* _DATA EXTRACT_:
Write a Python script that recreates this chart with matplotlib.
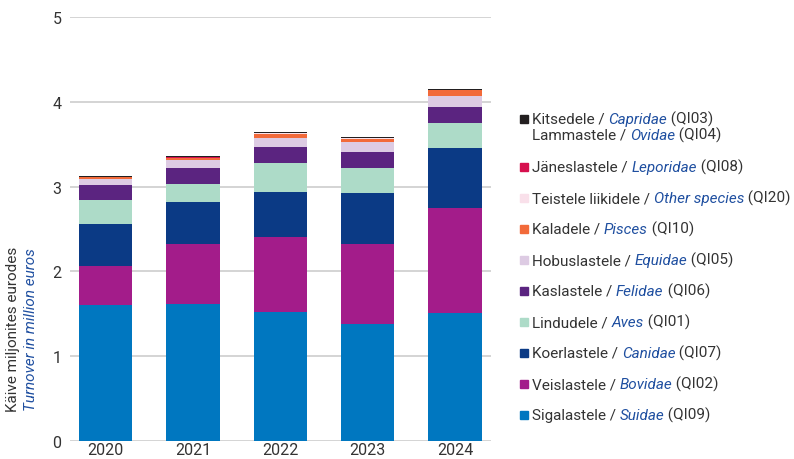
import matplotlib
matplotlib.use("Agg")
import matplotlib.pyplot as plt
import numpy as np

plt.rcParams['font.family'] = ['Roboto', 'DejaVu Sans']

years = ["2020", "2021", "2022", "2023", "2024"]

# turnover per animal group, million euros (bottom to top of each stack)
sigalastele = [1.60, 1.61, 1.52, 1.38, 1.51]
veislastele = [0.46, 0.71, 0.89, 0.945, 1.24]
koerlastele = [0.50, 0.50, 0.53, 0.605, 0.71]
lindudele = [0.28, 0.21, 0.34, 0.29, 0.285]
kaslastele = [0.18, 0.19, 0.19, 0.19, 0.195]
hobuslastele = [0.07, 0.095, 0.105, 0.12, 0.13]
kaladele = [0.02, 0.02, 0.05, 0.035, 0.065]
teistele = [0.005, 0.005, 0.005, 0.005, 0.006]
janeslastele = [0.003, 0.005, 0.003, 0.003, 0.003]
kitsedele = [0.012, 0.015, 0.015, 0.015, 0.012]

series = [
    (sigalastele, "#0077c0", "Sigalastele / ", "Suidae", " (QI09)"),
    (veislastele, "#a31c8a", "Veislastele / ", "Bovidae", " (QI02)"),
    (koerlastele, "#0b3a85", "Koerlastele / ", "Canidae", " (QI07)"),
    (lindudele, "#addbc8", "Lindudele / ", "Aves", " (QI01)"),
    (kaslastele, "#5b2480", "Kaslastele / ", "Felidae", " (QI06)"),
    (hobuslastele, "#ddcbe3", "Hobuslastele / ", "Equidae", " (QI05)"),
    (kaladele, "#f26a3a", "Kaladele / ", "Pisces", " (QI10)"),
    (teistele, "#f9e0ea", "Teistele liikidele / ", "Other species", " (QI20)"),
    (janeslastele, "#d6104e", "Jäneslastele / ", "Leporidae", " (QI08)"),
    (kitsedele, "#231f20", "Kitsedele / ", "Capridae", " (QI03)"),
]

TEXT = "#333333"
BLUE = "#1f4fa0"

fig = plt.figure(figsize=(7.94, 4.6), dpi=100)
ax = fig.add_axes([0.088, 0.039, 0.530, 0.922])

x = np.arange(len(years))
bottom = np.zeros(len(years))
for vals, color, *_ in series:
    ax.bar(x, vals, bottom=bottom, width=0.61, color=color, linewidth=0, zorder=3)
    bottom += np.array(vals)

ax.set_xlim(-0.41, 4.41)
ax.set_ylim(0, 5)
ax.set_yticks(range(6))
ax.set_xticks(x)
ax.set_xticklabels(years)
ax.grid(axis='y', color="#d4d4d4", linewidth=1.4, zorder=0)
for s in ax.spines.values():
    s.set_visible(False)
ax.tick_params(axis='both', length=0, labelsize=11.5, labelcolor=TEXT)
ax.tick_params(axis='y', pad=6)
ax.tick_params(axis='x', pad=1)

# two-line axis title: Estonian and English
fig.text(0.016, 0.283, "Käive miljonites eurodes", rotation=90, fontsize=11,
         color=TEXT, ha='center', va='center')
fig.text(0.039, 0.283, "Turnover in million euros", rotation=90, fontsize=11,
         color=BLUE, style='italic', ha='center', va='center')


def legend_line(xpos, ypos, plain, italic, tail):
    t1 = fig.text(xpos, ypos, plain, fontsize=11, color=TEXT, va='center')
    t2 = ax.annotate(italic, xy=(1, 0), xycoords=t1, fontsize=11, color=BLUE,
                     style='italic', va='bottom', annotation_clip=False)
    ax.annotate(tail, xy=(1, 0), xycoords=t2, fontsize=11, color=TEXT,
                va='bottom', annotation_clip=False)


legend_rows = list(reversed(series))
ys = [120, 168, 199, 230, 261, 292, 323, 354, 385, 416]
sq_x = 520 / 794
txt_x = 532 / 794
for (vals, color, plain, italic, tail), yp in zip(legend_rows, ys):
    yf = 1 - yp / 460
    fig.patches.append(plt.Rectangle((sq_x, yf - 4 / 460), 8 / 794, 8 / 460,
                                     transform=fig.transFigure, color=color))
    legend_line(txt_x, yf, plain, italic, tail)
legend_line(txt_x, 1 - 136 / 460, "Lammastele / ", "Ovidae", " (QI04)")

fig.savefig("out.png", dpi=100)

* _SET EXERCISE_:
Return exactly what appears from the opening line of the material through the line with "kitsedele = [0.012, 0.015, 0.015, 0.015, 0.012]", apart from the pictures.

* _REPLY_:
Write a Python script that recreates this chart with matplotlib.
import matplotlib
matplotlib.use("Agg")
import matplotlib.pyplot as plt
import numpy as np

plt.rcParams['font.family'] = ['Roboto', 'DejaVu Sans']

years = ["2020", "2021", "2022", "2023", "2024"]

# turnover per animal group, million euros (bottom to top of each stack)
sigalastele = [1.60, 1.61, 1.52, 1.38, 1.51]
veislastele = [0.46, 0.71, 0.89, 0.945, 1.24]
koerlastele = [0.50, 0.50, 0.53, 0.605, 0.71]
lindudele = [0.28, 0.21, 0.34, 0.29, 0.285]
kaslastele = [0.18, 0.19, 0.19, 0.19, 0.195]
hobuslastele = [0.07, 0.095, 0.105, 0.12, 0.13]
kaladele = [0.02, 0.02, 0.05, 0.035, 0.065]
teistele = [0.005, 0.005, 0.005, 0.005, 0.006]
janeslastele = [0.003, 0.005, 0.003, 0.003, 0.003]
kitsedele = [0.012, 0.015, 0.015, 0.015, 0.012]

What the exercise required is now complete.